Jazz legend Ornette Coleman has died. He was 85.
Coleman was both a saxophonist and a composer and, over the course of his life, became one of the more controversial innovators in his field. In the late ‘50s and early ‘60s, Coleman helped the jazz scene break from its previously rigid musical rules, expanding the genre’s borders and re-inventing the American songbook. Coleman’s own work, which had previously adhered to jazz standards and practices set by his forefathers, became more experimental, using simple melodies set against a lack of existing chord sequences. Alongside contemporaries like John Coltrane, Coleman became an advocate for the avant garde, as well as for new American individualism.
Born Randolph Denard Ornette Coleman in Fort Worth, Texas, Coleman started playing saxophone when he was about 14 after earning enough money shining shoes to buy the instrument. An early mix-up regarding the difference between a piano’s “concert key” and a saxophone’s greatly contributed to his later experimentation with both notation and harmony. As The New York Times explains, “In essence, Mr. Coleman believed that everybody has his own tonal center, and that “unison”—a word he often used, though not always in its normal musical-theory sense—was a group of people playing together harmoniously, even if in different keys.”
After playing with groups in Baton Rouge, New Orleans, and Natchez, Mississippi, Coleman moved to Los Angeles in 1953, staying there for six years.
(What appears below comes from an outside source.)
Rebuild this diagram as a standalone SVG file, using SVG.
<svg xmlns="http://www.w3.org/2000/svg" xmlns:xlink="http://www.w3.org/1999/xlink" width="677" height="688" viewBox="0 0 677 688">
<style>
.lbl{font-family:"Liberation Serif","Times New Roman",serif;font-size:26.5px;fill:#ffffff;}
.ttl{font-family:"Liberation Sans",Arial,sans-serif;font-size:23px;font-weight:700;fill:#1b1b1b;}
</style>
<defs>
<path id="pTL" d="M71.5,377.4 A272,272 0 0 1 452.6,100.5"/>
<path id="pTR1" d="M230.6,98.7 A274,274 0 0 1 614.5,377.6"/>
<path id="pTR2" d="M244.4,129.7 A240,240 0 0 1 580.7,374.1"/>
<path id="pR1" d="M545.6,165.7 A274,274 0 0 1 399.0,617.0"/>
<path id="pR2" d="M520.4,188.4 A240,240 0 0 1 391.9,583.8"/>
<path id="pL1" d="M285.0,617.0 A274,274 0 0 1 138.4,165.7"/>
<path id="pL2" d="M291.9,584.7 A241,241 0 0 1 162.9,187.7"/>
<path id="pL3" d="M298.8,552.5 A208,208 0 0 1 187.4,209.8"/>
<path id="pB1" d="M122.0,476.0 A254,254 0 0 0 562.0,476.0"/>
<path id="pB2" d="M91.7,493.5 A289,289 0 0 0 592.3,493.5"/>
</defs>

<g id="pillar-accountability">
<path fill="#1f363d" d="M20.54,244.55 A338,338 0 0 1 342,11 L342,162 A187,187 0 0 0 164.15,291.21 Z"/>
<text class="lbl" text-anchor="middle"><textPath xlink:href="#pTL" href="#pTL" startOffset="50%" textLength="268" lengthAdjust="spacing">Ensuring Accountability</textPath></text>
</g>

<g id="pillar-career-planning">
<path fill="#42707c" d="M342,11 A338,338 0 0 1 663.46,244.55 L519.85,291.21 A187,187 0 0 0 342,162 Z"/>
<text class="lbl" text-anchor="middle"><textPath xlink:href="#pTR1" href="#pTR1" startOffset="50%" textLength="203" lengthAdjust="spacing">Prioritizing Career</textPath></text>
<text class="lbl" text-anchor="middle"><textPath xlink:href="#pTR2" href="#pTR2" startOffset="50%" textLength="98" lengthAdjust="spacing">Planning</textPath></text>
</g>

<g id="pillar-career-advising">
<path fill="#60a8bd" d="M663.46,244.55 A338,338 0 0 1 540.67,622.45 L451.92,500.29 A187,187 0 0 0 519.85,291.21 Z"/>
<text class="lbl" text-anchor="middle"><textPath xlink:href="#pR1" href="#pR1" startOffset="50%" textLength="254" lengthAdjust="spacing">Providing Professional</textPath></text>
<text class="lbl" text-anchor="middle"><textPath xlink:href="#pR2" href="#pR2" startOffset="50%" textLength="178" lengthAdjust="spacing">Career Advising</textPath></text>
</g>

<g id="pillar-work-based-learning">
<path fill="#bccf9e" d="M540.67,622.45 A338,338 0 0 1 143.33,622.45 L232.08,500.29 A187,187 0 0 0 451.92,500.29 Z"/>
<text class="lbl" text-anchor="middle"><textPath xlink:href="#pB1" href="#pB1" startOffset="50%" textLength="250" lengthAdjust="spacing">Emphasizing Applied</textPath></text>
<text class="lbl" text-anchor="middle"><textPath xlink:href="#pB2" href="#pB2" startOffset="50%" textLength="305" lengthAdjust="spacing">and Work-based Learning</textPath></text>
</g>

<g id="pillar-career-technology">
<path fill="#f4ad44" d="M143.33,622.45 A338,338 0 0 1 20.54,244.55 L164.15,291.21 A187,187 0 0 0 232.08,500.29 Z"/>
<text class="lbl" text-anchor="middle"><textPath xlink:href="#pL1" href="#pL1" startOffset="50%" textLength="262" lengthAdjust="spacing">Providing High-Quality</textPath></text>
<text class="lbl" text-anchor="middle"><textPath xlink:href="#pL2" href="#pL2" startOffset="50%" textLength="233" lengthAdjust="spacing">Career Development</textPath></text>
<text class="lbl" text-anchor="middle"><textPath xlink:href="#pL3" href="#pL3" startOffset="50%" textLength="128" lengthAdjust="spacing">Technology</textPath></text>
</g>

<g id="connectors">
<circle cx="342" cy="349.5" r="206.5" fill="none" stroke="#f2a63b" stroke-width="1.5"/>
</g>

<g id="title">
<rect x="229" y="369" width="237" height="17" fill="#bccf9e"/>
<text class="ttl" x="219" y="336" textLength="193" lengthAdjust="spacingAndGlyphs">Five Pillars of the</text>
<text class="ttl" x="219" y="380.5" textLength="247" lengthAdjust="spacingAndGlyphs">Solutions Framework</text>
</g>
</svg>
There, he married poet Jayne Cortez, had a son, Denardo, and made his first album, Something Else! The Music Of Ornette Coleman. A fairly straightforward jazz LP, Something Else sounds more Charlie Parker than Ornette Coleman, though, as The New York Times notes, Coleman did “[adhere] less to a strict rhythmic grid than Parker did.”
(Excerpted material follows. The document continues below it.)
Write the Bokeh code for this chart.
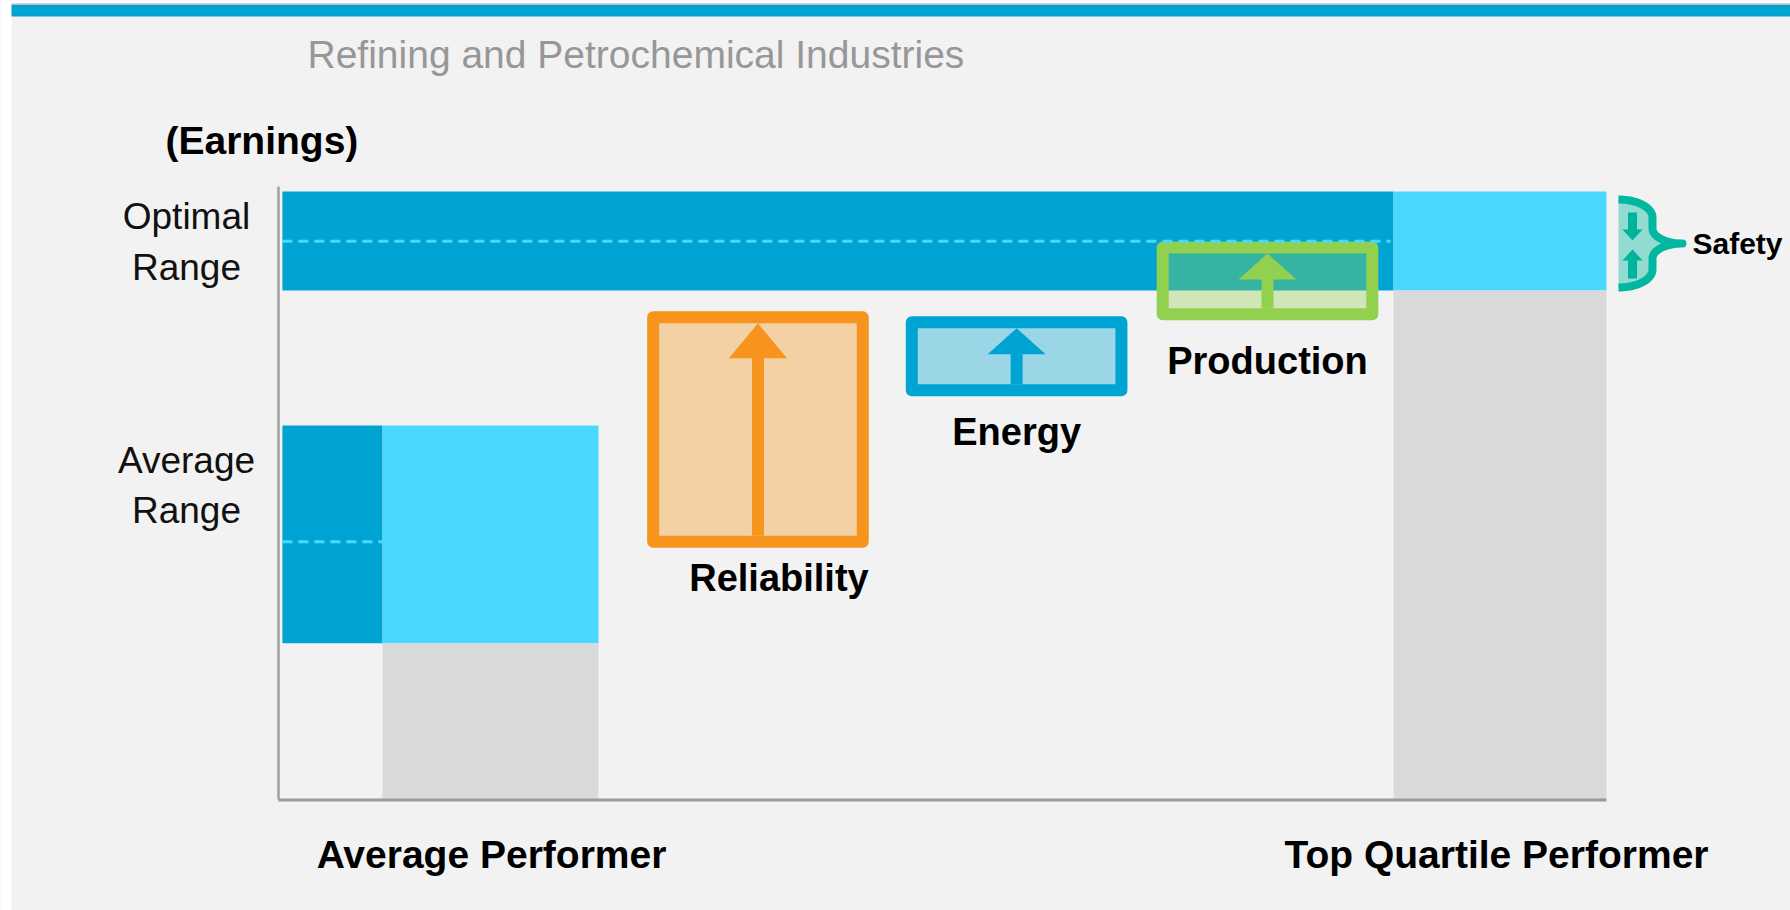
import numpy as np
from bokeh.plotting import figure
from bokeh.models import Range1d
from bokeh.core.properties import value
from bokeh.embed import file_html
from bokeh.resources import INLINE

# ---------------- data (chart units: x = position, y = earnings) ----------------
title_text = "Refining and Petrochemical Industries"
y_title = "(Earnings)"
performers = ["Average Performer", "Top Quartile Performer"]
range_names = [["Optimal", "Range"], ["Average", "Range"]]

optimal_range = [83.7, 100.0]
optimal_mid = 91.8
average_range = [25.7, 61.5]
average_mid = 42.4

band_start = 0.35
average_col = [9.33, 28.7]
top_col = [100.0, 119.1]

levers = ["Reliability", "Energy", "Production"]
lever_x0 = [33.6, 56.8, 79.3]
lever_x1 = [52.4, 75.6, 98.1]
lever_low = [42.4, 67.3, 79.8]
lever_high = [79.3, 78.5, 90.8]
safety_label = "Safety"

# ---------------- layout / style ----------------
BG = "#f2f2f2"
DARK = "#00a4d3"
CYAN = "#4ad8ff"
GRAY = "#d9d9d9"
lever_colors = ["#f7941d", "#00a4d3", "#92d050"]
TEAL = "#00b8a0"
FONT = value("Liberation Sans")

PX_X, PX_Y = 11.15, 6.08          # pixels per unit
ORIGIN_X, ORIGIN_Y = 278, 799      # page pixel of chart origin
FIG_X, FIG_Y, W, H = 0, 0, 1790, 910
TS = 13                            # text baseline correction (px)


def ux(px):
    return (px - ORIGIN_X) / PX_X


def uy(py):
    return (ORIGIN_Y - py) / PX_Y


def dx(n):
    return n / PX_X


def dy(n):
    return n / PX_Y


p = figure(width=W, height=H,
           x_range=Range1d(ux(FIG_X), ux(FIG_X + W)),
           y_range=Range1d(uy(FIG_Y + H), uy(FIG_Y)),
           x_axis_type=None, y_axis_type=None,
           toolbar_location=None, output_backend="svg",
           min_border=0, background_fill_color=BG, border_fill_color=BG,
           outline_line_color=None)
p.grid.visible = False

# page frame: white margin at left/top, thin grey rule, blue stripe
p.quad(left=[ux(0)], right=[ux(11)], bottom=[uy(H)], top=[uy(0)], fill_color="#ffffff", line_color=None)
p.quad(left=[ux(11)], right=[ux(W)], bottom=[uy(3)], top=[uy(0)], fill_color="#ffffff", line_color=None)
p.quad(left=[ux(11)], right=[ux(W)], bottom=[uy(4.5)], top=[uy(3)], fill_color="#bcbcbc", line_color=None)
p.quad(left=[ux(11)], right=[ux(W)], bottom=[uy(16)], top=[uy(4.5)], fill_color=DARK, line_color=None)

# optimal band + top performer column
p.quad(left=[band_start], right=[top_col[0]], bottom=[optimal_range[0]], top=[optimal_range[1]],
       fill_color=DARK, line_color=None)
p.quad(left=[top_col[0]], right=[top_col[1]], bottom=[optimal_range[0]], top=[optimal_range[1]],
       fill_color=CYAN, line_color=None)
p.quad(left=[top_col[0]], right=[top_col[1]], bottom=[0], top=[optimal_range[0]],
       fill_color=GRAY, line_color=None)

# average range + average performer column
p.quad(left=[band_start], right=[average_col[0]], bottom=[average_range[0]], top=[average_range[1]],
       fill_color=DARK, line_color=None)
p.quad(left=[average_col[0]], right=[average_col[1]], bottom=[average_range[0]], top=[average_range[1]],
       fill_color=CYAN, line_color=None)
p.quad(left=[average_col[0]], right=[average_col[1]], bottom=[0], top=[average_range[0]],
       fill_color=GRAY, line_color=None)

# lever boxes
p.quad(left=lever_x0, right=lever_x1, bottom=lever_low, top=lever_high,
       fill_color=lever_colors, fill_alpha=0.36, line_color=lever_colors,
       line_width=12, line_join="round")

# dashed mid lines
p.segment(x0=[band_start, band_start], x1=[top_col[0] - dx(3), average_col[0]],
          y0=[optimal_mid, average_mid], y1=[optimal_mid, average_mid],
          line_color=CYAN, line_width=3, line_dash="10 6")

# lever arrows
head_h = [35, 26, 26]
head_half = 29
for i in range(3):
    cx = (lever_x0[i] + lever_x1[i]) / 2
    ib = lever_low[i] + dy(6)
    it = lever_high[i] - dy(6)
    base = it - dy(head_h[i])
    p.segment(x0=[cx], x1=[cx], y0=[ib], y1=[base + dy(1)],
              line_color=lever_colors[i], line_width=12)
    p.patch(x=[cx - dx(head_half), cx + dx(head_half), cx], y=[base, base, it],
            fill_color=lever_colors[i], line_color=None)

# safety brace
t = np.linspace(0, np.pi / 2, 24)
xl, xv, xt = 1618, 1652, 1682
yt, ym = 199, 243
arc1_x = xl + (xv - xl) * np.sin(t)
arc1_y = (yt + 18) - 18 * np.cos(t)
arc2_x = xt - (xt - xv) * np.cos(t)
arc2_y = (ym - 15) + 15 * np.sin(t)
top_x = np.concatenate([arc1_x, arc2_x])
top_y = np.concatenate([arc1_y, arc2_y])
bot_x = top_x[::-1]
bot_y = (2 * ym - top_y)[::-1]
bx = np.concatenate([top_x, bot_x])
by = np.concatenate([top_y, bot_y])
p.patch(x=ux(bx), y=uy(by), fill_color=TEAL, fill_alpha=0.4, line_color=None)
p.line(x=ux(bx), y=uy(by), line_color=TEAL, line_width=8, line_join="round")

# safety arrows
acx = 1632
SA = "#00b39c"
p.segment(x0=[ux(acx), ux(acx)], x1=[ux(acx), ux(acx)],
          y0=[uy(212), uy(278)], y1=[uy(230), uy(259)],
          line_color=SA, line_width=9)
p.patches(xs=[[ux(acx - 10), ux(acx + 10), ux(acx)], [ux(acx - 10), ux(acx + 10), ux(acx)]],
          ys=[[uy(229), uy(229), uy(240)], [uy(260), uy(260), uy(249)]],
          fill_color=SA, line_color=None)

# axis lines
p.segment(x0=[0], x1=[0], y0=[uy(186)], y1=[0], line_color="#a0a0a0", line_width=2.5)
p.segment(x0=[0], x1=[top_col[1]], y0=[uy(799.5)], y1=[uy(799.5)], line_color="#9a9a9a", line_width=3)

# ---------------- texts ----------------
p.text(x=[ux(307)], y=[uy(67 - TS)], text=[title_text], text_font=FONT, text_font_size="39px",
       text_color="#979797", text_align="left", text_baseline="alphabetic")
p.text(x=[ux(165)], y=[uy(153 - TS)], text=[y_title], text_font=FONT, text_font_size="39px",
       text_font_style="bold", text_color="#000000", text_align="left", text_baseline="alphabetic")

range_baselines = [[229, 280], [473, 523]]
for names, bls in zip(range_names, range_baselines):
    p.text(x=[ux(186)] * 2, y=[uy(b - TS) for b in bls], text=names, text_font=FONT,
           text_font_size="37px", text_color="#111111", text_align="center",
           text_baseline="alphabetic")

p.text(x=[ux(491), ux(1496)], y=[uy(867 - TS)] * 2, text=performers, text_font=FONT,
       text_font_size="39px", text_font_style="bold", text_color="#000000",
       text_align="center", text_baseline="alphabetic")

label_dx = [21, 0, 0]
label_dy = [43, 49, 54]
lx = [(lever_x0[i] + lever_x1[i]) / 2 + dx(label_dx[i]) for i in range(3)]
ly = [lever_low[i] - dy(6) - dy(label_dy[i] - TS) for i in range(3)]
p.text(x=lx, y=ly, text=levers, text_font=FONT, text_font_size="38px",
       text_font_style="bold", text_color="#000000", text_align="center",
       text_baseline="alphabetic")

p.text(x=[ux(1692)], y=[uy(254 - 11)], text=[safety_label], text_font=FONT, text_font_size="30px",
       text_font_style="bold", text_color="#000000", text_align="left", text_baseline="alphabetic")

open("out.html", "w").write(file_html(p, INLINE))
Coleman moved to New York in 1959, playing frequently at the Five Spot Café. Over the course of about two years, Coleman and his group made nine records for Atlantic, including The Shape Of Jazz To Come, which Rolling Stone calls “a breakthrough in the development of free and avant-garde jazz.” The Guardian calls the record “hauntingly intense.” Around that time, Coleman also played with Coltrane, a jam so powerful that Coletrane later called it “the most intense moment of my life.”
Toward the end of 1961, Coleman started stepping back from jazz, taking fewer gigs and becoming more interested in discordant classical music. He didn’t perform again until 1965, when he showed up at the Village Vanguard playing not only saxophone, but also trumpet and violin. Around that same time he wrote music for a movie, Chappaqua, though those tunes were eventually rejected by the filmmaker.
In the late ‘60s, Coleman bought a building in New York’s SoHo, named it Artists House, and started a sort of DIY collective that put on concerts. That led, in a round about fashion, to Coleman writing his first concerto grosso, “Skies Of America,” that was eventually performed by the London Symphony Orchestra in 1972. Billed by the Times as “the purest demonstration of his harmonic principle,” “Skies” uses Coleman’s transposed scales, leading to a kind of discord that’s both slightly startling and hauntingly melodic.
In 1973, Coleman travelled to Morocco, where he started dabbling with reed players in the mountains of Jajouka. That led him into deeper exploration of Eastern tonality, something that led to his 1975 record Dancing In Your Head. His first record with his fully electric group, Prime Time, Dancing both played with non-traditional scales and drew from rock music, eventually influencing groups like The Minutemen.
In 1979, Coleman appeared as the musical guest on Saturday Night Live, thus becoming one of the very few jazz artists to make an appearance on the show.
He released several interesting albums in the ‘80s and ‘90s, including 1988’s Virgin Beauty, which features The Grateful Dead’s Jerry Garcia playing guitar on three tracks.
In 1984, Coleman was awarded a National Endowment Of The Arts Jazz Master fellowship, and in 1994, he was made a MacArthur Foundation fellow.
After forming a new group in 2004, Coleman started slowly working on new material. In 2006, he released Sound Grammar, winning a Pulitzer Prize for the LP. That same year he also won a Lifetime Achievement Grammy Award and performed at Bonnaroo, where he passed out on stage due to heat stroke.
His last performance was in June 2014 at a tribute to him organized by his son and held in Brooklyn’s Prospect Park.